▶ Information shown
————————

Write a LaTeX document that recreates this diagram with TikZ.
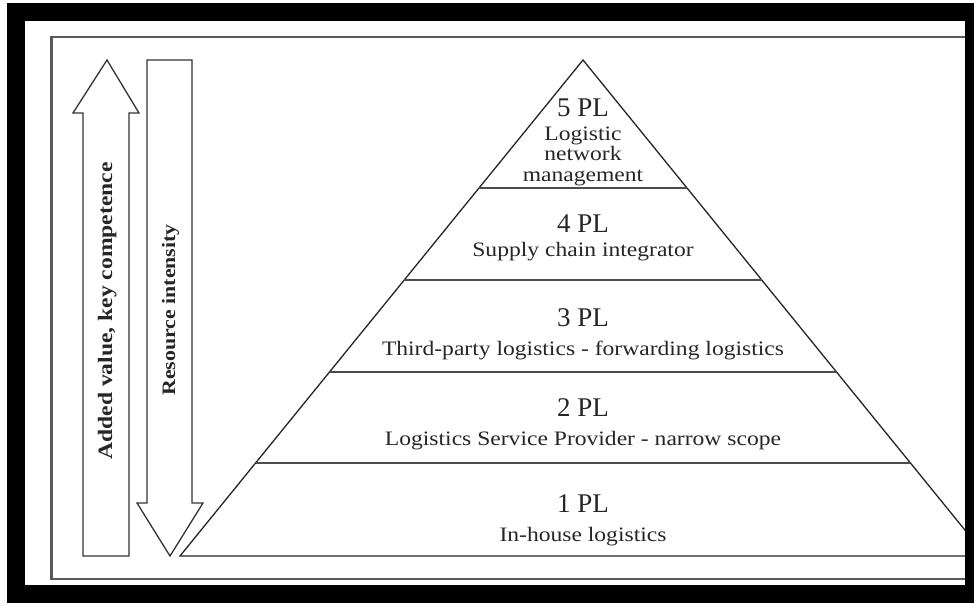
\documentclass[tikz,border=0pt]{standalone}
\usepackage{fontspec}
\setmainfont{Liberation Serif}
\newfontfamily\descfont[FakeStretch=1.15]{Liberation Serif}
\usetikzlibrary{calc}
\tikzset{
  tier/.style={font={\fontsize{27}{30}\selectfont}, text=black!85, inner sep=0pt, anchor=base},
  desc/.style={font={\descfont\fontsize{20.5}{20.5}\selectfont}, text=black!85, inner sep=0pt, anchor=base},
  vlabel/.style={font={\descfont\bfseries\fontsize{20.5}{22}\selectfont}, text=black!85, rotate=90, inner sep=0pt, anchor=base},
  vlabelsmall/.style={vlabel, font={\descfont\bfseries\fontsize{19}{21}\selectfont}},
  outline/.style={draw=black!80, line width=1.3pt, fill=white, line join=miter},
  divider/.style={draw=black!70, line width=2pt},
  boxline/.style={draw=black!65, line width=2.5pt},
}
\begin{document}
\begin{tikzpicture}[x=1pt,y=-1pt]
\useasboundingbox (0,0) rectangle (974,605);
\fill[white] (0,0) rectangle (974,605);
\fill[black] (7,3) rectangle (974,603);
\fill[white] (25,21) rectangle (965,585);
\begin{scope}
  \clip (25,21) rectangle (965,585);
  \draw[boxline] (51.5,37) rectangle (1000,579);
  % up arrow
  \draw[outline] (107,60) -- (139,113) -- (129,113) -- (129,556) -- (83,556) -- (83,113) -- (73,113) -- cycle;
  % down arrow
  \draw[outline] (147,60) -- (192,60) -- (192,503) -- (203,503) -- (170,556) -- (137,503) -- (147,503) -- cycle;
  % pyramid
  \coordinate (apex) at (583,60);
  \coordinate (bl) at (180,556);
  \coordinate (br) at (986,556);
  \draw[draw=black!85, line width=1.3pt, line join=miter] (apex) -- (bl) -- (br) -- cycle;
  \foreach \t in {0.258,0.4435,0.629,0.8125}{
    \draw[divider] ($(apex)!\t!(bl)$) -- ($(apex)!\t!(br)$);
  }
\end{scope}
% labels
\node[vlabel] (added) at (112,311) {Added value, key competence};
\node[vlabelsmall] (res) at (175,310) {Resource intensity};
\node[tier] (p5) at (583,116) {5 PL};
\node[desc] (d5a) at (583,140) {Logistic};
\node[desc] (d5b) at (583,160.5) {network};
\node[desc] (d5c) at (583,181) {management};
\node[tier] (p4) at (583,232) {4 PL};
\node[desc] (d4) at (583,256) {Supply chain integrator};
\node[tier] (p3) at (583,326) {3 PL};
\node[desc] (d3) at (583,355) {Third-party logistics - forwarding logistics};
\node[tier] (p2) at (583,416) {2 PL};
\node[desc] (d2) at (583,445) {Logistics Service Provider - narrow scope};
\node[tier] (p1) at (583,512) {1 PL};
\node[desc] (d1) at (583,541) {In-house logistics};
\end{tikzpicture}
\end{document}
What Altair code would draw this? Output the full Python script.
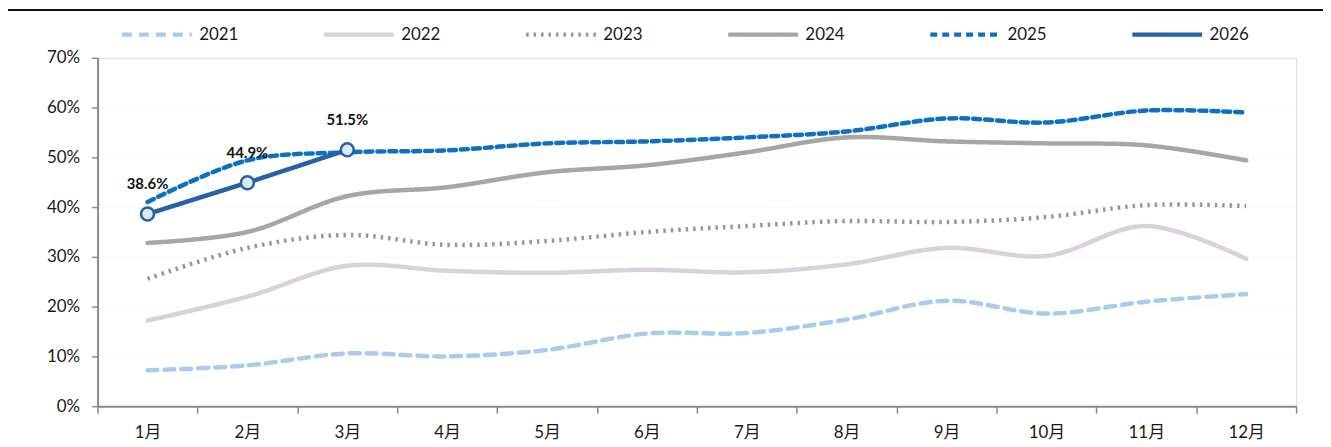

————————

▶ Problem to work on
Your task is to repeat the material above exactly, without its pictures.

▶ Written response
Write a LaTeX document that recreates this diagram with TikZ.
\documentclass[tikz,border=0pt]{standalone}
\usepackage{fontspec}
\setmainfont{Liberation Serif}
\newfontfamily\descfont[FakeStretch=1.15]{Liberation Serif}
\usetikzlibrary{calc}
\tikzset{
  tier/.style={font={\fontsize{27}{30}\selectfont}, text=black!85, inner sep=0pt, anchor=base},
  desc/.style={font={\descfont\fontsize{20.5}{20.5}\selectfont}, text=black!85, inner sep=0pt, anchor=base},
  vlabel/.style={font={\descfont\bfseries\fontsize{20.5}{22}\selectfont}, text=black!85, rotate=90, inner sep=0pt, anchor=base},
  vlabelsmall/.style={vlabel, font={\descfont\bfseries\fontsize{19}{21}\selectfont}},
  outline/.style={draw=black!80, line width=1.3pt, fill=white, line join=miter},
  divider/.style={draw=black!70, line width=2pt},
  boxline/.style={draw=black!65, line width=2.5pt},
}
\begin{document}
\begin{tikzpicture}[x=1pt,y=-1pt]
\useasboundingbox (0,0) rectangle (974,605);
\fill[white] (0,0) rectangle (974,605);
\fill[black] (7,3) rectangle (974,603);
\fill[white] (25,21) rectangle (965,585);
\begin{scope}
  \clip (25,21) rectangle (965,585);
  \draw[boxline] (51.5,37) rectangle (1000,579);
  % up arrow
  \draw[outline] (107,60) -- (139,113) -- (129,113) -- (129,556) -- (83,556) -- (83,113) -- (73,113) -- cycle;
  % down arrow
  \draw[outline] (147,60) -- (192,60) -- (192,503) -- (203,503) -- (170,556) -- (137,503) -- (147,503) -- cycle;
  % pyramid
  \coordinate (apex) at (583,60);
  \coordinate (bl) at (180,556);
  \coordinate (br) at (986,556);
  \draw[draw=black!85, line width=1.3pt, line join=miter] (apex) -- (bl) -- (br) -- cycle;
  \foreach \t in {0.258,0.4435,0.629,0.8125}{
    \draw[divider] ($(apex)!\t!(bl)$) -- ($(apex)!\t!(br)$);
  }
\end{scope}
% labels
\node[vlabel] (added) at (112,311) {Added value, key competence};
\node[vlabelsmall] (res) at (175,310) {Resource intensity};
\node[tier] (p5) at (583,116) {5 PL};
\node[desc] (d5a) at (583,140) {Logistic};
\node[desc] (d5b) at (583,160.5) {network};
\node[desc] (d5c) at (583,181) {management};
\node[tier] (p4) at (583,232) {4 PL};
\node[desc] (d4) at (583,256) {Supply chain integrator};
\node[tier] (p3) at (583,326) {3 PL};
\node[desc] (d3) at (583,355) {Third-party logistics - forwarding logistics};
\node[tier] (p2) at (583,416) {2 PL};
\node[desc] (d2) at (583,445) {Logistics Service Provider - narrow scope};
\node[tier] (p1) at (583,512) {1 PL};
\node[desc] (d1) at (583,541) {In-house logistics};
\end{tikzpicture}
\end{document}
What Altair code would draw this? Output the full Python script.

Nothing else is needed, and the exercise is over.